** START OF RAW DATA **

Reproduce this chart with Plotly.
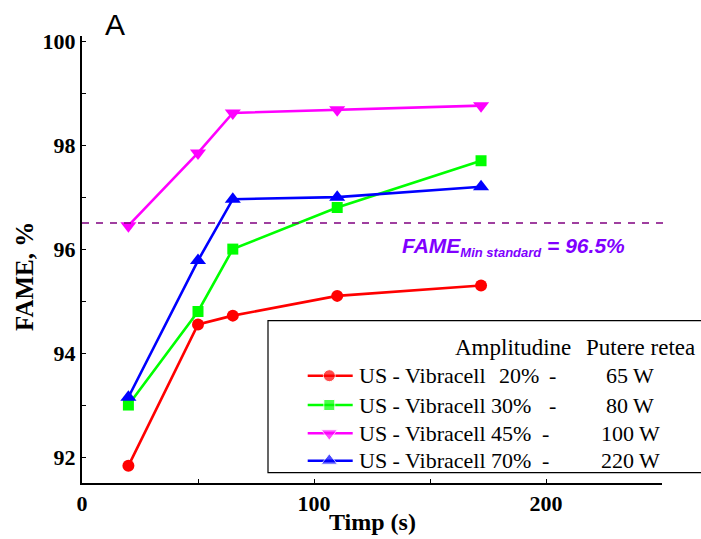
import plotly.graph_objects as go

# Reaction time (s) and FAME yield (%) for each ultrasound setting
timp = [20, 50, 65, 110, 172]
fame_20 = [91.83, 94.55, 94.72, 95.10, 95.30]
fame_30 = [93.00, 94.80, 96.00, 96.80, 97.70]
fame_45 = [96.45, 97.85, 98.62, 98.68, 98.76]
fame_70 = [93.15, 95.78, 96.96, 97.00, 97.20]

device_label = "US - Vibracell"
amplitudes = ["20%", "30%", "45%", "70%"]
power_labels = ["65 W", "80 W", "100 W", "220 W"]
colors = ["#FF0000", "#00FF00", "#FF00FF", "#0000FF"]
symbols = ["circle", "square", "triangle-down", "triangle-up"]
sizes = [12, 11, 14, 14]
fame_min = 96.5

W, H = 701, 539
L, R, T, B = 82, 39, 36, 56
PW, PH = W - L - R, H - T - B


def px(xp):
    return (xp - L) / PW


def py(yp):
    return (H - B - yp) / PH


serif = "Liberation Serif"
sans = "Liberation Sans"

fig = go.Figure()
for amp, vals, col, sym, sz in zip(amplitudes, [fame_20, fame_30, fame_45, fame_70],
                                   colors, symbols, sizes):
    fig.add_trace(go.Scatter(
        x=timp, y=vals, name=f"{device_label} {amp}", mode="lines+markers",
        line=dict(color=col, width=2.6),
        marker=dict(symbol=sym, size=sz, color=col),
        cliponaxis=False, showlegend=False,
    ))

# Legend keys, drawn on a pixel-space overlay axis pair
row_y = [375.7, 405, 433.3, 460.7]
key_x = [307.7, 329.3, 352.7]
for col, sym, sz, ry in zip(colors, symbols, sizes, row_y):
    fig.add_trace(go.Scatter(
        x=key_x, y=[ry] * 3, xaxis="x2", yaxis="y2", mode="lines+markers",
        line=dict(color=col, width=2.6),
        marker=dict(symbol=sym, size=[0, sz, 0], color=col),
        cliponaxis=False, showlegend=False, hoverinfo="skip",
    ))

shapes = [
    # minimum standard reference line
    dict(type="line", xref="paper", yref="y", x0=0, x1=px(670), y0=fame_min, y1=fame_min,
         line=dict(color="#800080", width=1.5, dash="7px,7px")),
    # legend frame
    dict(type="rect", xref="paper", yref="paper", x0=px(268), x1=px(730),
         y0=py(472.7), y1=py(320.7), line=dict(color="black", width=1.2),
         fillcolor="rgba(255,255,255,0)", layer="above"),
]

leg_font = dict(family=serif, size=22, color="black")
head_font = dict(family=serif, size=23, color="black")


def note(text, x, y, font, xanchor="center", **kw):
    return dict(text=text, xref="paper", yref="paper", x=px(x), y=py(y), showarrow=False,
                font=font, xanchor=xanchor, yanchor="middle", **kw)


annotations = [
    note("A", 115, 24, dict(family=sans, size=30, color="black")),
    note("FAME, %", 24, 277, dict(family=serif, size=25, color="black", weight="bold"),
         textangle=-90),
    note("Timp (s)", 373, 522, dict(family=serif, size=24, color="black", weight="bold")),
    note("<b><i>FAME<sub><span style='font-size:13px'>Min standard</span></sub> = 96.5%</i></b>",
         400, 247, dict(family=sans, size=21, color="#8000FF"), xanchor="left"),
    note("Amplitudine", 513, 347, head_font),
    note("Putere retea", 640, 347, head_font),
]
amp_x = [497, 489, 489, 489]
dash_x = [552, 552, 545, 545]
for amp, lab, ry, ax, dx in zip(amplitudes, power_labels, row_y, amp_x, dash_x):
    annotations.append(note(device_label, 357, ry, leg_font, xanchor="left"))
    annotations.append(note(amp, ax, ry, leg_font, xanchor="left"))
    annotations.append(note("-", dx, ry, leg_font))
    annotations.append(note(lab, 630, ry, leg_font))

tick_font = dict(family=serif, size=22, color="black", weight="bold")

fig.update_layout(
    width=W, height=H,
    margin=dict(l=L, r=R, t=T, b=B),
    paper_bgcolor="white", plot_bgcolor="white",
    font=dict(family=serif, color="black"),
    showlegend=False,
    shapes=shapes,
    annotations=annotations,
    xaxis=dict(range=[0, 250], tickvals=[0, 100, 200], showgrid=False, zeroline=False,
               showline=True, linecolor="black", linewidth=2,
               ticks="inside", ticklen=4, tickcolor="black",
               minor=dict(tickvals=[50, 150, 250], ticks="inside", ticklen=4, tickcolor="black"),
               tickfont=tick_font),
    yaxis=dict(range=[91.5, 100.1], tickvals=[92, 94, 96, 98, 100], showgrid=False,
               zeroline=False, showline=True, linecolor="black", linewidth=2,
               ticks="inside", ticklen=4, tickcolor="black",
               minor=dict(tickvals=[93, 95, 97, 99], ticks="inside", ticklen=4, tickcolor="black"),
               tickfont=tick_font),
    xaxis2=dict(overlaying="x", range=[L, W - R], visible=False, fixedrange=True),
    yaxis2=dict(overlaying="y", range=[H - B, T], visible=False, fixedrange=True),
)

fig.write_html("out.html")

** END OF RAW DATA **

Keep the pictures out of the copy and return the rest of the data above exactly.

Reproduce this chart with Plotly.
import plotly.graph_objects as go

# Reaction time (s) and FAME yield (%) for each ultrasound setting
timp = [20, 50, 65, 110, 172]
fame_20 = [91.83, 94.55, 94.72, 95.10, 95.30]
fame_30 = [93.00, 94.80, 96.00, 96.80, 97.70]
fame_45 = [96.45, 97.85, 98.62, 98.68, 98.76]
fame_70 = [93.15, 95.78, 96.96, 97.00, 97.20]

device_label = "US - Vibracell"
amplitudes = ["20%", "30%", "45%", "70%"]
power_labels = ["65 W", "80 W", "100 W", "220 W"]
colors = ["#FF0000", "#00FF00", "#FF00FF", "#0000FF"]
symbols = ["circle", "square", "triangle-down", "triangle-up"]
sizes = [12, 11, 14, 14]
fame_min = 96.5

W, H = 701, 539
L, R, T, B = 82, 39, 36, 56
PW, PH = W - L - R, H - T - B


def px(xp):
    return (xp - L) / PW


def py(yp):
    return (H - B - yp) / PH


serif = "Liberation Serif"
sans = "Liberation Sans"

fig = go.Figure()
for amp, vals, col, sym, sz in zip(amplitudes, [fame_20, fame_30, fame_45, fame_70],
                                   colors, symbols, sizes):
    fig.add_trace(go.Scatter(
        x=timp, y=vals, name=f"{device_label} {amp}", mode="lines+markers",
        line=dict(color=col, width=2.6),
        marker=dict(symbol=sym, size=sz, color=col),
        cliponaxis=False, showlegend=False,
    ))

# Legend keys, drawn on a pixel-space overlay axis pair
row_y = [375.7, 405, 433.3, 460.7]
key_x = [307.7, 329.3, 352.7]
for col, sym, sz, ry in zip(colors, symbols, sizes, row_y):
    fig.add_trace(go.Scatter(
        x=key_x, y=[ry] * 3, xaxis="x2", yaxis="y2", mode="lines+markers",
        line=dict(color=col, width=2.6),
        marker=dict(symbol=sym, size=[0, sz, 0], color=col),
        cliponaxis=False, showlegend=False, hoverinfo="skip",
    ))

shapes = [
    # minimum standard reference line
    dict(type="line", xref="paper", yref="y", x0=0, x1=px(670), y0=fame_min, y1=fame_min,
         line=dict(color="#800080", width=1.5, dash="7px,7px")),
    # legend frame
    dict(type="rect", xref="paper", yref="paper", x0=px(268), x1=px(730),
         y0=py(472.7), y1=py(320.7), line=dict(color="black", width=1.2),
         fillcolor="rgba(255,255,255,0)", layer="above"),
]

leg_font = dict(family=serif, size=22, color="black")
head_font = dict(family=serif, size=23, color="black")


def note(text, x, y, font, xanchor="center", **kw):
    return dict(text=text, xref="paper", yref="paper", x=px(x), y=py(y), showarrow=False,
                font=font, xanchor=xanchor, yanchor="middle", **kw)


annotations = [
    note("A", 115, 24, dict(family=sans, size=30, color="black")),
    note("FAME, %", 24, 277, dict(family=serif, size=25, color="black", weight="bold"),
         textangle=-90),
    note("Timp (s)", 373, 522, dict(family=serif, size=24, color="black", weight="bold")),
    note("<b><i>FAME<sub><span style='font-size:13px'>Min standard</span></sub> = 96.5%</i></b>",
         400, 247, dict(family=sans, size=21, color="#8000FF"), xanchor="left"),
    note("Amplitudine", 513, 347, head_font),
    note("Putere retea", 640, 347, head_font),
]
amp_x = [497, 489, 489, 489]
dash_x = [552, 552, 545, 545]
for amp, lab, ry, ax, dx in zip(amplitudes, power_labels, row_y, amp_x, dash_x):
    annotations.append(note(device_label, 357, ry, leg_font, xanchor="left"))
    annotations.append(note(amp, ax, ry, leg_font, xanchor="left"))
    annotations.append(note("-", dx, ry, leg_font))
    annotations.append(note(lab, 630, ry, leg_font))

tick_font = dict(family=serif, size=22, color="black", weight="bold")

fig.update_layout(
    width=W, height=H,
    margin=dict(l=L, r=R, t=T, b=B),
    paper_bgcolor="white", plot_bgcolor="white",
    font=dict(family=serif, color="black"),
    showlegend=False,
    shapes=shapes,
    annotations=annotations,
    xaxis=dict(range=[0, 250], tickvals=[0, 100, 200], showgrid=False, zeroline=False,
               showline=True, linecolor="black", linewidth=2,
               ticks="inside", ticklen=4, tickcolor="black",
               minor=dict(tickvals=[50, 150, 250], ticks="inside", ticklen=4, tickcolor="black"),
               tickfont=tick_font),
    yaxis=dict(range=[91.5, 100.1], tickvals=[92, 94, 96, 98, 100], showgrid=False,
               zeroline=False, showline=True, linecolor="black", linewidth=2,
               ticks="inside", ticklen=4, tickcolor="black",
               minor=dict(tickvals=[93, 95, 97, 99], ticks="inside", ticklen=4, tickcolor="black"),
               tickfont=tick_font),
    xaxis2=dict(overlaying="x", range=[L, W - R], visible=False, fixedrange=True),
    yaxis2=dict(overlaying="y", range=[H - B, T], visible=False, fixedrange=True),
)

fig.write_html("out.html")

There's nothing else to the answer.